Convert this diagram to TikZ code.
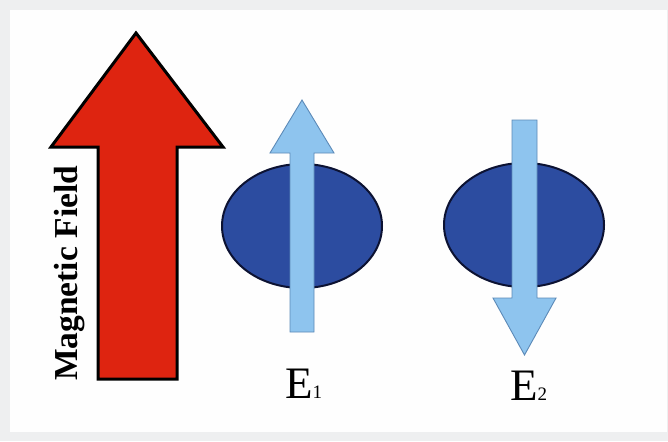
\documentclass[tikz,border=0pt]{standalone}
\usepackage{fontspec}
\setmainfont{Liberation Serif}
\usepackage{xcolor}
\usepackage{tikz}
\usetikzlibrary{calc}
\definecolor{fieldred}{RGB}{222,36,16}
\definecolor{ballblue}{RGB}{44,76,160}
\definecolor{balledge}{RGB}{12,18,50}
\definecolor{spinblue}{RGB}{142,196,238}
\definecolor{spinedge}{RGB}{92,138,184}
\definecolor{panelgray}{RGB}{238,239,240}

\begin{document}
\begin{tikzpicture}[x=1pt,y=1pt,
    fieldarrow/.style={fill=fieldred,draw=black,line width=3pt,line join=miter},
    particle/.style={fill=ballblue,draw=balledge,line width=2pt},
    spinarrow/.style={fill=spinblue,draw=spinedge,line width=0.9pt,line join=miter},
    elabel/.style={inner sep=0pt,anchor=base west,font=\fontsize{45}{45}\selectfont}]
    % Fondo y marco.
    \useasboundingbox (0,0) rectangle (668,-441);
    \fill[panelgray] (0,0) rectangle (668,-441);
    \fill[white!99!gray] (10,-10) rectangle (667,-432);

    % Flecha del campo y su texto.
    \draw[fieldarrow] (136,-33) -- (223,-147) -- (177,-147) -- (177,-379)
      -- (98,-379) -- (98,-147) -- (51,-147) -- cycle;
    \node[rotate=90,inner sep=0pt,anchor=base west,
      font=\fontsize{33.5}{33.5}\selectfont\bfseries] (fieldlabel) at (77,-381) {Magnetic Field};

    % Partícula con espín hacia arriba.
    \draw[particle] (302,-226) ellipse [x radius=80,y radius=62];
    \draw[spinarrow] (302,-100) -- (334,-153) -- (314,-153) -- (314,-332)
      -- (290,-332) -- (290,-153) -- (270,-153) -- cycle;
    \node[elabel] (eone) at (285,-398) {E{\fontsize{19}{19}\selectfont 1}};

    % Partícula con espín hacia abajo.
    \draw[particle] (524,-225) ellipse [x radius=80,y radius=62];
    \draw[spinarrow] (512,-120) -- (537,-120) -- (537,-298) -- (556,-298)
      -- (524.5,-355) -- (493,-298) -- (512,-298) -- cycle;
    \node[elabel] (etwo) at (510,-400) {E{\fontsize{19}{19}\selectfont 2}};
  \end{tikzpicture}
\end{document}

·····

What you should do
Give again, word for word, every line from the top of the data above to the line holding "(10,-10) rectangle (667,-432);", inclusive, with the pictures left out.

Result for this exercise
Convert this diagram to TikZ code.
\documentclass[tikz,border=0pt]{standalone}
\usepackage{fontspec}
\setmainfont{Liberation Serif}
\usepackage{xcolor}
\usepackage{tikz}
\usetikzlibrary{calc}
\definecolor{fieldred}{RGB}{222,36,16}
\definecolor{ballblue}{RGB}{44,76,160}
\definecolor{balledge}{RGB}{12,18,50}
\definecolor{spinblue}{RGB}{142,196,238}
\definecolor{spinedge}{RGB}{92,138,184}
\definecolor{panelgray}{RGB}{238,239,240}

\begin{document}
\begin{tikzpicture}[x=1pt,y=1pt,
    fieldarrow/.style={fill=fieldred,draw=black,line width=3pt,line join=miter},
    particle/.style={fill=ballblue,draw=balledge,line width=2pt},
    spinarrow/.style={fill=spinblue,draw=spinedge,line width=0.9pt,line join=miter},
    elabel/.style={inner sep=0pt,anchor=base west,font=\fontsize{45}{45}\selectfont}]
    % Fondo y marco.
    \useasboundingbox (0,0) rectangle (668,-441);
    \fill[panelgray] (0,0) rectangle (668,-441);
    \fill[white!99!gray] (10,-10) rectangle (667,-432);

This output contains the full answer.